Repeat the full listing below verbatim and keep the images out.

----------

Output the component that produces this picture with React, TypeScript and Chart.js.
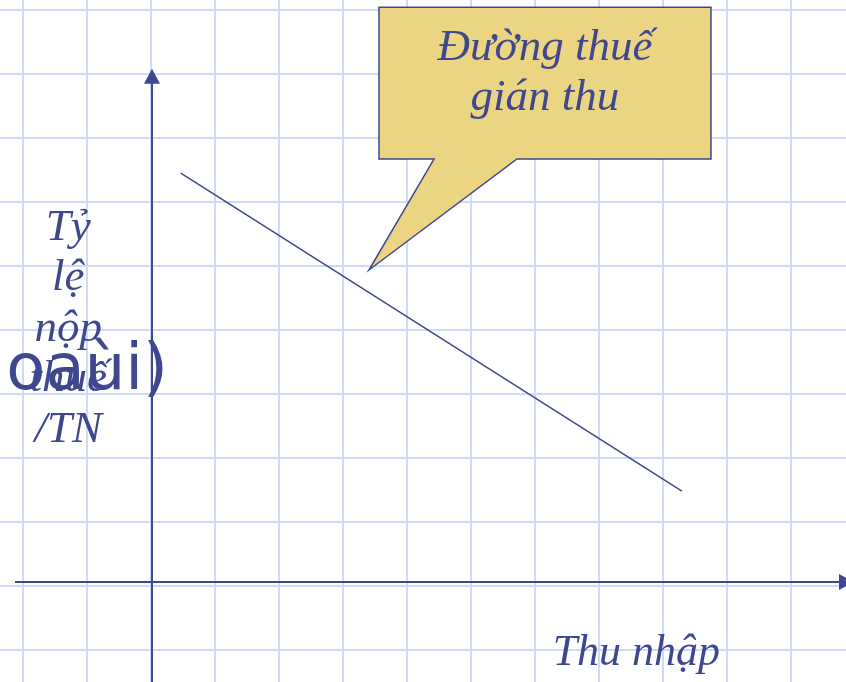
import React, { useEffect, useRef } from "react";
import { Chart, registerables } from "chart.js";

Chart.register(...registerables);

// Data: the indirect-tax line (tax rate / income falls as income rises)
const incomeValues = [0.45, 8.28];
const taxRateValues = [6.39, 1.42];

const calloutLines = ["Đường thuế", "gián thu"];
const yAxisLabelLines = ["Tỷ", "lệ", "nộp", "thuế", "/TN"];
const xAxisLabel = "Thu nhập";
const garbledLabel = "oaùi)";

const W = 846;
const H = 682;
const UNIT = 64;
const ORIGIN_X = 152;
const ORIGIN_Y = 582;

const X_MIN = -ORIGIN_X / UNIT;
const X_MAX = (W - ORIGIN_X) / UNIT;
const Y_MIN = (ORIGIN_Y - H) / UNIT;
const Y_MAX = ORIGIN_Y / UNIT;

const INK = "#3f478f";
const GRID = "#cfdaf8";
const NOTE_FILL = "#ebd582";

function gridTicks(min: number, max: number, offset: number) {
  const out: { value: number }[] = [];
  for (let v = Math.ceil(min - offset) + offset; v <= max; v += 1) out.push({ value: v });
  return out;
}

const decorPlugin = {
  id: "decor",
  afterDatasetsDraw(chart: any) {
    const { ctx, scales } = chart;
    const sx = scales.x;
    const sy = scales.y;
    const px = (v: number) => sx.getPixelForValue(v);
    const py = (v: number) => sy.getPixelForValue(v);
    ctx.save();

    // Axes
    const x0 = px(0);
    const y0 = py(0);
    ctx.strokeStyle = INK;
    ctx.fillStyle = INK;
    ctx.lineWidth = 2;
    const yTip = py(8.02);
    ctx.beginPath();
    ctx.moveTo(x0, py(Y_MIN));
    ctx.lineTo(x0, yTip + 12);
    ctx.stroke();
    ctx.beginPath();
    ctx.moveTo(x0, yTip);
    ctx.lineTo(x0 - 8, yTip + 15);
    ctx.lineTo(x0 + 8, yTip + 15);
    ctx.closePath();
    ctx.fill();
    const xTip = px(X_MAX) + 8;
    ctx.beginPath();
    ctx.moveTo(px(-2.14), y0);
    ctx.lineTo(xTip - 12, y0);
    ctx.stroke();
    ctx.beginPath();
    ctx.moveTo(xTip, y0);
    ctx.lineTo(xTip - 15, y0 - 8);
    ctx.lineTo(xTip - 15, y0 + 8);
    ctx.closePath();
    ctx.fill();

    // Callout
    const L = px(3.547), R = px(8.734), T = py(8.98), B = py(6.609);
    const b1 = px(4.406), b2 = px(5.703);
    const tipX = px(3.39), tipY = py(4.875);
    ctx.beginPath();
    ctx.moveTo(L, T);
    ctx.lineTo(R, T);
    ctx.lineTo(R, B);
    ctx.lineTo(b2, B);
    ctx.lineTo(tipX, tipY);
    ctx.lineTo(b1, B);
    ctx.lineTo(L, B);
    ctx.closePath();
    ctx.fillStyle = NOTE_FILL;
    ctx.fill();
    ctx.lineWidth = 1.5;
    ctx.strokeStyle = INK;
    ctx.stroke();

    ctx.fillStyle = INK;
    ctx.textAlign = "center";
    ctx.textBaseline = "alphabetic";
    ctx.font = "italic 45px 'Liberation Serif'";
    const cx = px(6.14);
    calloutLines.forEach((t, i) => ctx.fillText(t, cx, T + 53 + i * 50));

    // Y axis label
    const lx = px(-1.31);
    yAxisLabelLines.forEach((t, i) => ctx.fillText(t, lx, py(5.35) + i * 50.5));

    // garbled overlay label
    ctx.textAlign = "right";
    ctx.font = "64px 'DejaVu Sans'";
    ctx.fillText(garbledLabel, px(0.25), py(3.01));

    // X axis label
    ctx.textAlign = "left";
    ctx.font = "italic 44px 'Liberation Serif'";
    ctx.fillText(xAxisLabel, px(6.26), py(-1.3));

    ctx.restore();
  },
};

export default function App() {
  const ref = useRef<HTMLCanvasElement | null>(null);
  useEffect(() => {
    document.body.style.margin = "0";
    const canvas = ref.current!;
    const chart = new Chart(canvas, {
      type: "line",
      data: {
        datasets: [
          {
            data: incomeValues.map((x, i) => ({ x, y: taxRateValues[i] })),
            borderColor: INK,
            borderWidth: 1.5,
            pointRadius: 0,
            fill: false,
            tension: 0,
          },
        ],
      },
      options: {
        animation: false,
        responsive: false,
        maintainAspectRatio: false,
        layout: { padding: 0 },
        plugins: { legend: { display: false }, tooltip: { enabled: false } },
        events: [],
        scales: {
          x: {
            type: "linear",
            min: X_MIN,
            max: X_MAX,
            afterBuildTicks: (s: any) => { s.ticks = gridTicks(X_MIN, X_MAX, -0.016); },
            ticks: { display: false },
            border: { display: false },
            grid: { color: GRID, lineWidth: 2, drawTicks: false },
          },
          y: {
            type: "linear",
            min: Y_MIN,
            max: Y_MAX,
            afterBuildTicks: (s: any) => { s.ticks = gridTicks(Y_MIN, Y_MAX, -0.0625); },
            ticks: { display: false },
            border: { display: false },
            grid: { color: GRID, lineWidth: 2, drawTicks: false },
          },
        },
      },
      plugins: [decorPlugin],
    });
    return () => chart.destroy();
  }, []);
  return (
    <div style={{ position: "absolute", left: 0, top: 0, width: W, height: H, background: "#ffffff" }}>
      <canvas ref={ref} width={W} height={H} style={{ display: "block" }} />
    </div>
  );
}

----------

_EXERCISE ANSWER_
Output the component that produces this picture with React, TypeScript and Chart.js.
import React, { useEffect, useRef } from "react";
import { Chart, registerables } from "chart.js";

Chart.register(...registerables);

// Data: the indirect-tax line (tax rate / income falls as income rises)
const incomeValues = [0.45, 8.28];
const taxRateValues = [6.39, 1.42];

const calloutLines = ["Đường thuế", "gián thu"];
const yAxisLabelLines = ["Tỷ", "lệ", "nộp", "thuế", "/TN"];
const xAxisLabel = "Thu nhập";
const garbledLabel = "oaùi)";

const W = 846;
const H = 682;
const UNIT = 64;
const ORIGIN_X = 152;
const ORIGIN_Y = 582;

const X_MIN = -ORIGIN_X / UNIT;
const X_MAX = (W - ORIGIN_X) / UNIT;
const Y_MIN = (ORIGIN_Y - H) / UNIT;
const Y_MAX = ORIGIN_Y / UNIT;

const INK = "#3f478f";
const GRID = "#cfdaf8";
const NOTE_FILL = "#ebd582";

function gridTicks(min: number, max: number, offset: number) {
  const out: { value: number }[] = [];
  for (let v = Math.ceil(min - offset) + offset; v <= max; v += 1) out.push({ value: v });
  return out;
}

const decorPlugin = {
  id: "decor",
  afterDatasetsDraw(chart: any) {
    const { ctx, scales } = chart;
    const sx = scales.x;
    const sy = scales.y;
    const px = (v: number) => sx.getPixelForValue(v);
    const py = (v: number) => sy.getPixelForValue(v);
    ctx.save();

    // Axes
    const x0 = px(0);
    const y0 = py(0);
    ctx.strokeStyle = INK;
    ctx.fillStyle = INK;
    ctx.lineWidth = 2;
    const yTip = py(8.02);
    ctx.beginPath();
    ctx.moveTo(x0, py(Y_MIN));
    ctx.lineTo(x0, yTip + 12);
    ctx.stroke();
    ctx.beginPath();
    ctx.moveTo(x0, yTip);
    ctx.lineTo(x0 - 8, yTip + 15);
    ctx.lineTo(x0 + 8, yTip + 15);
    ctx.closePath();
    ctx.fill();
    const xTip = px(X_MAX) + 8;
    ctx.beginPath();
    ctx.moveTo(px(-2.14), y0);
    ctx.lineTo(xTip - 12, y0);
    ctx.stroke();
    ctx.beginPath();
    ctx.moveTo(xTip, y0);
    ctx.lineTo(xTip - 15, y0 - 8);
    ctx.lineTo(xTip - 15, y0 + 8);
    ctx.closePath();
    ctx.fill();

    // Callout
    const L = px(3.547), R = px(8.734), T = py(8.98), B = py(6.609);
    const b1 = px(4.406), b2 = px(5.703);
    const tipX = px(3.39), tipY = py(4.875);
    ctx.beginPath();
    ctx.moveTo(L, T);
    ctx.lineTo(R, T);
    ctx.lineTo(R, B);
    ctx.lineTo(b2, B);
    ctx.lineTo(tipX, tipY);
    ctx.lineTo(b1, B);
    ctx.lineTo(L, B);
    ctx.closePath();
    ctx.fillStyle = NOTE_FILL;
    ctx.fill();
    ctx.lineWidth = 1.5;
    ctx.strokeStyle = INK;
    ctx.stroke();

    ctx.fillStyle = INK;
    ctx.textAlign = "center";
    ctx.textBaseline = "alphabetic";
    ctx.font = "italic 45px 'Liberation Serif'";
    const cx = px(6.14);
    calloutLines.forEach((t, i) => ctx.fillText(t, cx, T + 53 + i * 50));

    // Y axis label
    const lx = px(-1.31);
    yAxisLabelLines.forEach((t, i) => ctx.fillText(t, lx, py(5.35) + i * 50.5));

    // garbled overlay label
    ctx.textAlign = "right";
    ctx.font = "64px 'DejaVu Sans'";
    ctx.fillText(garbledLabel, px(0.25), py(3.01));

    // X axis label
    ctx.textAlign = "left";
    ctx.font = "italic 44px 'Liberation Serif'";
    ctx.fillText(xAxisLabel, px(6.26), py(-1.3));

    ctx.restore();
  },
};

export default function App() {
  const ref = useRef<HTMLCanvasElement | null>(null);
  useEffect(() => {
    document.body.style.margin = "0";
    const canvas = ref.current!;
    const chart = new Chart(canvas, {
      type: "line",
      data: {
        datasets: [
          {
            data: incomeValues.map((x, i) => ({ x, y: taxRateValues[i] })),
            borderColor: INK,
            borderWidth: 1.5,
            pointRadius: 0,
            fill: false,
            tension: 0,
          },
        ],
      },
      options: {
        animation: false,
        responsive: false,
        maintainAspectRatio: false,
        layout: { padding: 0 },
        plugins: { legend: { display: false }, tooltip: { enabled: false } },
        events: [],
        scales: {
          x: {
            type: "linear",
            min: X_MIN,
            max: X_MAX,
            afterBuildTicks: (s: any) => { s.ticks = gridTicks(X_MIN, X_MAX, -0.016); },
            ticks: { display: false },
            border: { display: false },
            grid: { color: GRID, lineWidth: 2, drawTicks: false },
          },
          y: {
            type: "linear",
            min: Y_MIN,
            max: Y_MAX,
            afterBuildTicks: (s: any) => { s.ticks = gridTicks(Y_MIN, Y_MAX, -0.0625); },
            ticks: { display: false },
            border: { display: false },
            grid: { color: GRID, lineWidth: 2, drawTicks: false },
          },
        },
      },
      plugins: [decorPlugin],
    });
    return () => chart.destroy();
  }, []);
  return (
    <div style={{ position: "absolute", left: 0, top: 0, width: W, height: H, background: "#ffffff" }}>
      <canvas ref={ref} width={W} height={H} style={{ display: "block" }} />
    </div>
  );
}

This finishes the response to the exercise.